← Go back

Quiz game with explainable results

Bachelor Thesis

Evaluating different approaches is vital to data science. The gathered evaluation results can reveal strengths and weaknesses of different approaches and can be used as guidance for further development. However, especially if an evaluation provides a researcher with large amounts of results, analysing them manually can become a challenging task. A solution to this could be an approach that is able to explain in which cases an evaluated approach succeeds and in which cases it fails. The figure below shows this concept for an example of a classifier that should identify whether a given picture shows a cat (left class) or not (right class).

The goal of Explainable Benchmarking is to provide explanations as those in the figure above, i.e., explanations for cases in which an evaluated system performs good or not. The goal of this thesis is to provide a small demonstrator that shows to an audience what explainable benchmarking means. To this end, we would like to combine it with a game. The user plays the game and receives a summary of their performance. The summary is then generated as if the user would be an approach for which we would like to get explanations.

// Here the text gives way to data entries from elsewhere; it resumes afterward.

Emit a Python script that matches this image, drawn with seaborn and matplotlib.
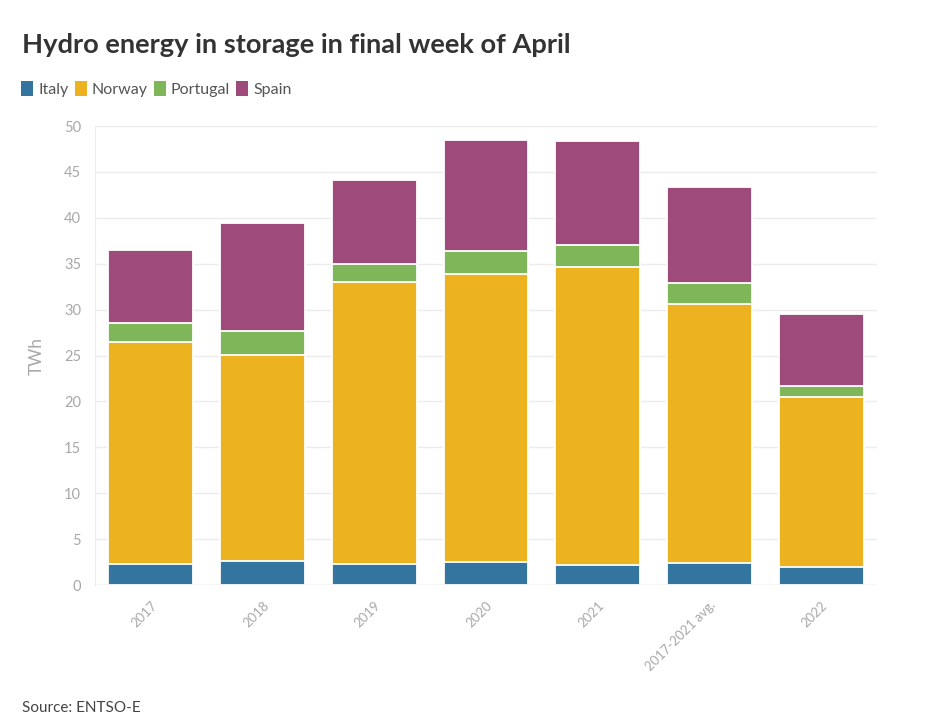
import pandas as pd
import matplotlib.pyplot as plt
import seaborn as sns
from matplotlib.patches import Patch

# ─── Data (TWh) ───────────────────────────────────────────────────────────────
periods  = ['2017', '2018', '2019', '2020', '2021', '2017-2021 avg.', '2022']
italy    = [2.3, 2.65, 2.3, 2.5, 2.2, 2.4, 2.0]
norway   = [24.2, 22.4, 30.7, 31.4, 32.4, 28.2, 18.5]
portugal = [2.0, 2.65, 1.95, 2.5, 2.4, 2.3, 1.2]
spain    = [8.0, 11.7, 9.15, 12.1, 11.4, 10.5, 7.8]

countries = ['Italy', 'Norway', 'Portugal', 'Spain']
COLORS = {'Italy': '#34759f', 'Norway': '#edb220',
          'Portugal': '#80b65a', 'Spain': '#9e4a7a'}

# ─── Build table with cumulative tops ─────────────────────────────────────────
df = pd.DataFrame({'period': periods, 'Italy': italy, 'Norway': norway,
                   'Portugal': portugal, 'Spain': spain})
cum = df[countries].cumsum(axis=1)
cum['period'] = df['period']

sns.set_style('white')
plt.rcParams['font.family'] = ['Lato', 'DejaVu Sans']

fig = plt.figure(figsize=(9.36, 7.21), dpi=100)
ax = fig.add_axes([0.1015, 0.1886, 0.8355, 0.6366])

# draw from the top segment down so each lower stack covers the one above
for c in reversed(countries):
    sns.barplot(data=cum, x='period', y=c, color=COLORS[c], width=0.76,
                edgecolor='white', linewidth=1.3, saturation=1, ax=ax,
                zorder=3)

ax.set_ylim(0, 50)
ax.set_xlim(-0.5, 6.5)
ax.set_yticks(range(0, 51, 5))
ax.grid(axis='y', color='#ececec', linewidth=1, zorder=0)
for s in ['top', 'right', 'bottom']:
    ax.spines[s].set_visible(False)
ax.spines['left'].set_color('#ececec')
ax.axhline(0, color='#e4e4e4', linewidth=1, zorder=4)

ax.tick_params(axis='y', length=8, color='#ececec', labelsize=10.5,
               labelcolor='#a8a8a8', pad=2)
ax.tick_params(axis='x', length=6, color='#e4e4e4', labelsize=9.5,
               labelcolor='#a8a8a8', pad=4)
ax.set_xticks(range(len(periods)))
ax.set_xticklabels(periods, rotation=45, ha='right', va='top',
                   rotation_mode='anchor')
ax.set_xlabel('')
ax.set_ylabel('TWh', color='#a8a8a8', fontsize=12.5, labelpad=14)

fig.text(0.0235, 0.937, 'Hydro energy in storage in final week of April',
         fontsize=19.6, fontweight='bold', color='#333333', va='center')

handles = [Patch(facecolor=COLORS[c], edgecolor='none') for c in countries]
fig.legend(handles, countries, loc='center left', bbox_to_anchor=(0.016, 0.877),
           ncol=4, frameon=False, fontsize=11.5, handlelength=0.75,
           handleheight=1.1, handletextpad=0.3, columnspacing=0.4,
           labelcolor='#555555', borderaxespad=0)

fig.text(0.0235, 0.018, 'Source: ENTSO-E', fontsize=11, color='#444444',
         va='center')

fig.savefig('out.png', dpi=100)
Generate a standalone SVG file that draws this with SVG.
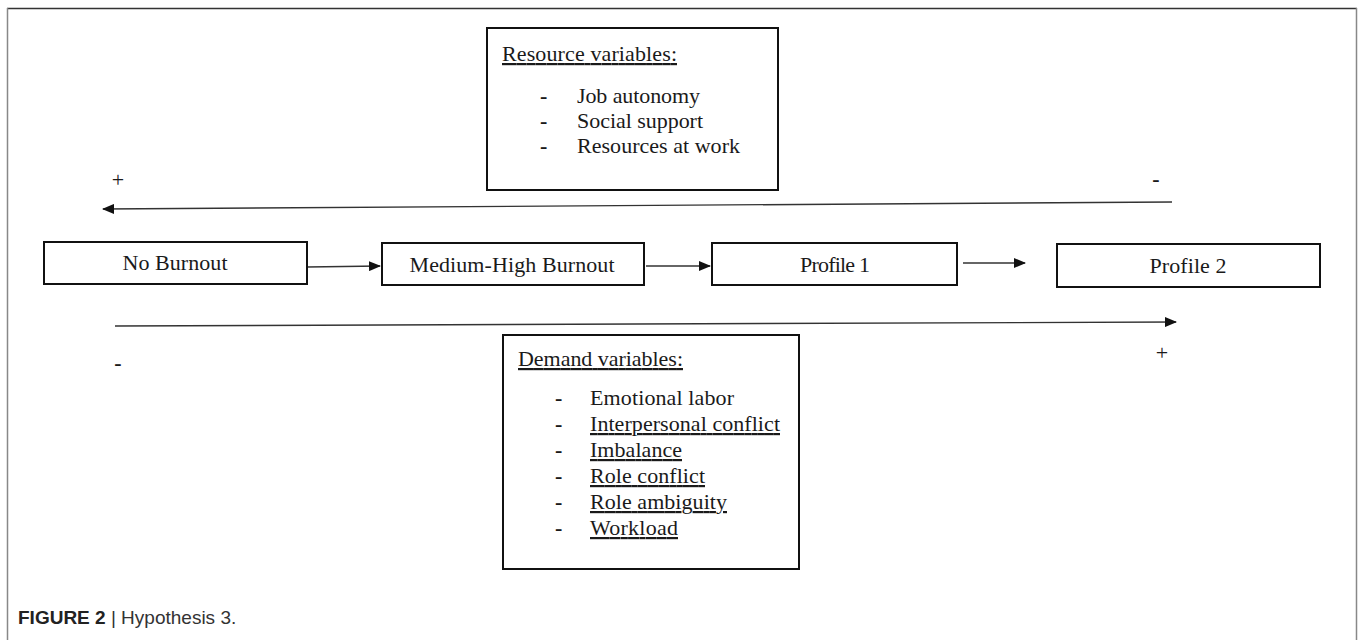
<svg xmlns="http://www.w3.org/2000/svg" width="1358" height="640" viewBox="0 0 1358 640">
<style>
.box{fill:#fff;stroke:#111;stroke-width:2}
.t{font-family:"Liberation Serif","Times New Roman",serif;font-size:22px;fill:#1a1a1a}
.u{text-decoration:underline}
.c{text-anchor:middle}
.conn{stroke:#333;stroke-width:1.4;fill:none}
.cap{font-family:"Liberation Sans",Arial,sans-serif;font-size:19px;fill:#333}
</style>
<defs>
<marker id="ah" markerUnits="userSpaceOnUse" markerWidth="12" markerHeight="10" refX="11" refY="5" orient="auto">
<path d="M0,0 L12,5 L0,10 z" fill="#111"/>
</marker>
</defs>
<rect width="1358" height="640" fill="#fff"/>
<g id="frame">
<line x1="7" y1="8.5" x2="1357" y2="8.5" stroke="#333" stroke-width="1.5"/>
<line x1="7.5" y1="8" x2="7.5" y2="640" stroke="#888" stroke-width="1.5"/>
<line x1="1356.5" y1="8" x2="1356.5" y2="640" stroke="#888" stroke-width="1.5"/>
</g>
<g id="connectors">
<line class="conn" x1="1172" y1="202" x2="103" y2="209" marker-end="url(#ah)"/>
<line class="conn" x1="115" y1="326" x2="1176" y2="322" marker-end="url(#ah)"/>
<line class="conn" x1="307" y1="267" x2="380" y2="266" marker-end="url(#ah)"/>
<line class="conn" x1="646" y1="266" x2="710" y2="266" marker-end="url(#ah)"/>
<line class="conn" x1="963" y1="263" x2="1025" y2="263" marker-end="url(#ah)"/>
</g>
<g id="signs">
<text class="t c" x="118" y="187" font-size="17">+</text>
<text class="t c" x="1156" y="186" font-weight="bold">-</text>
<text class="t c" x="118" y="370" font-weight="bold">-</text>
<text class="t c" x="1162" y="360" font-size="17">+</text>
</g>
<g id="resource-variables">
<rect class="box" x="487" y="28" width="291" height="162"/>
<text class="t u" x="502" y="61" textLength="175">Resource variables:</text>
<text class="t" x="540" y="103" font-weight="bold">-</text>
<text class="t" x="577" y="103" textLength="123">Job autonomy</text>
<text class="t" x="540" y="128" font-weight="bold">-</text>
<text class="t" x="577" y="128" textLength="126">Social support</text>
<text class="t" x="540" y="153" font-weight="bold">-</text>
<text class="t" x="577" y="153" textLength="163">Resources at work</text>
</g>
<g id="no-burnout">
<rect class="box" x="44" y="242" width="263" height="42"/>
<text class="t c" x="175" y="270" textLength="105">No Burnout</text>
</g>
<g id="medium-high-burnout">
<rect class="box" x="382" y="243" width="262" height="42"/>
<text class="t c" x="512" y="272" textLength="205">Medium-High Burnout</text>
</g>
<g id="profile-1">
<rect class="box" x="712" y="243" width="245" height="42"/>
<text class="t c" x="835" y="272" textLength="70">Profile 1</text>
</g>
<g id="profile-2">
<rect class="box" x="1057" y="244" width="263" height="43"/>
<text class="t c" x="1188" y="273" textLength="77">Profile 2</text>
</g>
<g id="demand-variables">
<rect class="box" x="503" y="335" width="296" height="234"/>
<text class="t u" x="518" y="366" textLength="165">Demand variables:</text>
<text class="t" x="555" y="405" font-weight="bold">-</text>
<text class="t" x="590" y="405" textLength="144">Emotional labor</text>
<text class="t" x="555" y="431" font-weight="bold">-</text>
<text class="t u" x="590" y="431" textLength="190">Interpersonal conflict</text>
<text class="t" x="555" y="457" font-weight="bold">-</text>
<text class="t u" x="590" y="457" textLength="92">Imbalance</text>
<text class="t" x="555" y="483" font-weight="bold">-</text>
<text class="t u" x="590" y="483" textLength="115">Role conflict</text>
<text class="t" x="555" y="509" font-weight="bold">-</text>
<text class="t u" x="590" y="509" textLength="137">Role ambiguity</text>
<text class="t" x="555" y="535" font-weight="bold">-</text>
<text class="t u" x="590" y="535" textLength="88">Workload</text>
</g>
<g id="caption">
<text class="cap" x="18" y="624"><tspan font-weight="bold" fill="#222">FIGURE 2</tspan> | Hypothesis 3.</text>
</g>
</svg>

The game should be a quiz. The questions for the quiz should be generated based on a knowledge base (e.g., DBpedia or Wikidata). Similar to previous approaches like ASSESS or Clover Quiz, we generate multiple choice questions by using statements from the knowledge base. The chosen statements (s,p,o) represent the correct answer. We generate wrong answers (s,p,o') by choosing o' with a high similarity to o. The similarity can be measured within an knowledge graph embedding model. Based on the correctly and wrongly answered questions, we can generate explanations for the player's result using class expression learning (e.g., using Ontolearn).

The final goal is to submit the final work to the demo session of a conference (after the thesis is done) and make it easier to explain the concept of explainable benchmarking to people.